What is asked: Leave out all pictures. Return exactly the lines from the top of the material through the line containing "(ppl.west) -- (pplend);".

Collected material:
______________________________

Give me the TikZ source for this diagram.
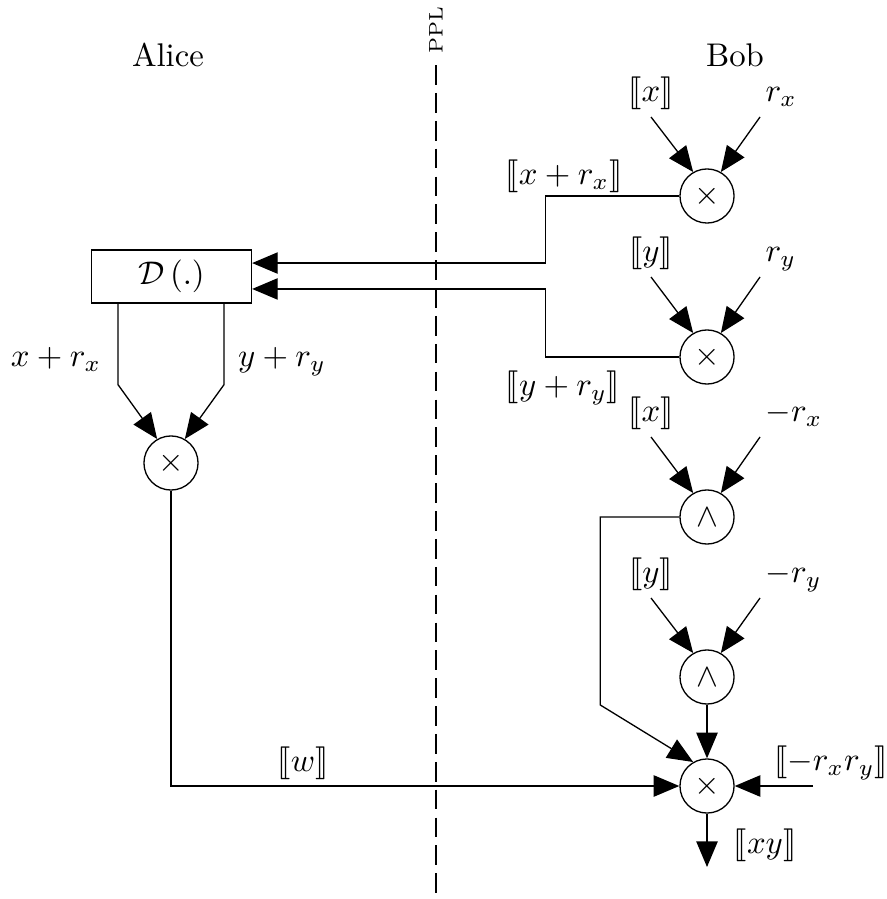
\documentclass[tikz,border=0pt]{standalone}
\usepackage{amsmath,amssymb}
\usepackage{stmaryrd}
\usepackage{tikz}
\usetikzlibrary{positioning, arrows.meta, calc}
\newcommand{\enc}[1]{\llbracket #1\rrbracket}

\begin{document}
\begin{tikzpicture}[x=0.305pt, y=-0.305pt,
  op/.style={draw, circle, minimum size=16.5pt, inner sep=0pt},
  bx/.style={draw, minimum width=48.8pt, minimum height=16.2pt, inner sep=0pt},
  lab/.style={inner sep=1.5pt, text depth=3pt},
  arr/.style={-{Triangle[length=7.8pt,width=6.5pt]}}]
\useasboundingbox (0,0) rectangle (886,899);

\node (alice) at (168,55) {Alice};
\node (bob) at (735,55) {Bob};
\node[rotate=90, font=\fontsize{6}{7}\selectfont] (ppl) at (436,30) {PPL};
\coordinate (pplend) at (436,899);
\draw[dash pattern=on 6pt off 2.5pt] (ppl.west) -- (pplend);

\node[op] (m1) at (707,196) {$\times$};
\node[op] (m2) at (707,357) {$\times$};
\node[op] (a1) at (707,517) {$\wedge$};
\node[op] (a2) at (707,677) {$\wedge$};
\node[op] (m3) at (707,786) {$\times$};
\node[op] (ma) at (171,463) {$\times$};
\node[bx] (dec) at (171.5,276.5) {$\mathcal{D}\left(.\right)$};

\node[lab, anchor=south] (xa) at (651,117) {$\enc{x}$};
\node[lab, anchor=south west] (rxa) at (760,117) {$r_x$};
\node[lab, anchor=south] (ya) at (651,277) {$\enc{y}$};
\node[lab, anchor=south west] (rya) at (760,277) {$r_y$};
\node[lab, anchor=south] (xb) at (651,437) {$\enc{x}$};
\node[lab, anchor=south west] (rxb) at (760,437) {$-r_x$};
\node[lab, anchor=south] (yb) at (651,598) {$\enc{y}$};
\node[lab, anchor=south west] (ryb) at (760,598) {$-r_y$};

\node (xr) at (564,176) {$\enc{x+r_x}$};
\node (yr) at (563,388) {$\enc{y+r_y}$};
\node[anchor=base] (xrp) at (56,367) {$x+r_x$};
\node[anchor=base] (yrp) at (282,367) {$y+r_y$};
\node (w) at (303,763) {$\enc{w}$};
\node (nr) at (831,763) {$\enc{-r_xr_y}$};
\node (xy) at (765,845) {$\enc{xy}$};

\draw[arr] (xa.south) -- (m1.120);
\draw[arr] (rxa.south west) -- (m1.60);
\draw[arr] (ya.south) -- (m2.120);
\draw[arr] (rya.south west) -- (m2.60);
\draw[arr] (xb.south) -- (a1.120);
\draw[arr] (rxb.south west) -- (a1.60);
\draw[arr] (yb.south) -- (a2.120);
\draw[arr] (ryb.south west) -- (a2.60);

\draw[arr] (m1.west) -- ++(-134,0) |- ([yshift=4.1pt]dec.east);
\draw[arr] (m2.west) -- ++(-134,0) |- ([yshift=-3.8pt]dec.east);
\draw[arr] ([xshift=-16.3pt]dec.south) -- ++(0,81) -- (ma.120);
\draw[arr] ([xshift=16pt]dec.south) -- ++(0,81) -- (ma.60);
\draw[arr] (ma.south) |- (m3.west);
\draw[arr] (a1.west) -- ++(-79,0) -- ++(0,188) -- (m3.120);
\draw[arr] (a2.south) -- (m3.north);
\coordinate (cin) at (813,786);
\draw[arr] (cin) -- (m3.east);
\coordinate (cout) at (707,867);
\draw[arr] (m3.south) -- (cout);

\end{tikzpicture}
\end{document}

______________________________

Correct result:
Give me the TikZ source for this diagram.
\documentclass[tikz,border=0pt]{standalone}
\usepackage{amsmath,amssymb}
\usepackage{stmaryrd}
\usepackage{tikz}
\usetikzlibrary{positioning, arrows.meta, calc}
\newcommand{\enc}[1]{\llbracket #1\rrbracket}

\begin{document}
\begin{tikzpicture}[x=0.305pt, y=-0.305pt,
  op/.style={draw, circle, minimum size=16.5pt, inner sep=0pt},
  bx/.style={draw, minimum width=48.8pt, minimum height=16.2pt, inner sep=0pt},
  lab/.style={inner sep=1.5pt, text depth=3pt},
  arr/.style={-{Triangle[length=7.8pt,width=6.5pt]}}]
\useasboundingbox (0,0) rectangle (886,899);

\node (alice) at (168,55) {Alice};
\node (bob) at (735,55) {Bob};
\node[rotate=90, font=\fontsize{6}{7}\selectfont] (ppl) at (436,30) {PPL};
\coordinate (pplend) at (436,899);
\draw[dash pattern=on 6pt off 2.5pt] (ppl.west) -- (pplend);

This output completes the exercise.